Release date: 26 July 2010

Distributor: Eureka Entertainment

Director: Freddie Francis

Writers: Jimmy Sangster

Cast: Janette Scott, Oliver Reed, Sheila Burrell, Maurice Denham, Alexander Davion

UK 1963

80 mins

The quality David Lynch most valued in the late Freddie Francis, his cinematographer on The Elephant Man, Dune and The Straight Story, was not so much the technical knowledge accrued through a long apprenticeship in the British studios of the 1940s and 50s, remarkable though that was, but the more elusive ‘sensitivity’, Francis’s ability to respond evocatively to dramatic situations, characters and spaces.

This was not a quality Francis could use to full effect on projects like The Deadly Bees or The Creeping Flesh, his bread and butter when he became a director, although even in patently absurd projects like the Joan Crawford apeman movie Trog, you can see him striving to inject some interest. But occasionally the scripts he dealt with was just about good enough to allow him to shine. Paranoiac (1963), his third credited feature, is such a movie. Since Francis the director was as sure a hand as Francis the cinematographer at creating atmosphere through lighting, composition and movement, this convoluted country house crime story is rich material.

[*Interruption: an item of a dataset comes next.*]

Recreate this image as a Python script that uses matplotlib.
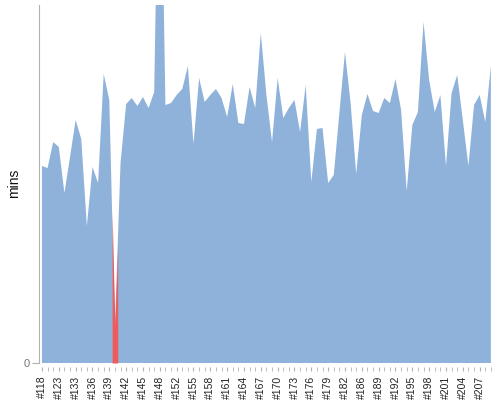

Now available from Masters of Cinema, Paranoiac is an early entry in Hammer studio’s long line of twisty thrillers ‘inspired’ by the success of Les Diaboliques, and to a lesser extent Psycho. Screenwriter Jimmy Sangster, a driving force behind Hammer horror, could apparently knock these out in his sleep: weave together at least two criminal conspiracies, add some false identities, leapfrog from one shock or suspense sequence to another as rapidly as possible, and strain credibility until it groans but doesn’t quite give way.

Here, we have a confused heiress (Janette Scott, of Day of the Triffids fame) being driven insane by her wicked, drunken brother (Oliver Reed, playing very much to type), until another, long thought dead, brother (Alexander Davion) shows up. Suspicions quickly arise that this interloper is an impostor, part of a Tichborne claimant-style plot to steal the family inheritance, but where does the eerie, masked figure armed with a lethal hook fit into the puzzle, and who is singing at night in the crypt?

The answers probably won’t startle you too much, but this handsome edition shows off Arthur Grant’s widescreen black and white cinematography to terrific effect - Francis had shot The Innocents just a few years before, and he uses many of the same tricks in this less sophisticated country house melodrama, from the elegant mise en scène to the subtle vignette effect that darkens the corners of the frame. His camera glides and arcs almost ceaselessly, explicitly taking over the storytelling at times, a creeping, constant presence; and then jabbing and swinging in rhythm with Reed’s unrestrained, gorilla-like machismo. When Martin Scorsese hired Francis to photograph Cape Fear, Francis said it was because he would know how to shoot a young lady in a night gown wandering around a dark house when she ought to be in bed. He does indeed have a feel for the modern Gothic. Playing it just straight enough (Reed occasionally mugs too vigorously, but he’s electrifying the rest of the time), Francis uses everything he’d learned as a cinematographer to create a genuinely beautiful-looking movie, moody and powerful, combining the gusto of Hammer with some of the eeriness of the classic English ghost story.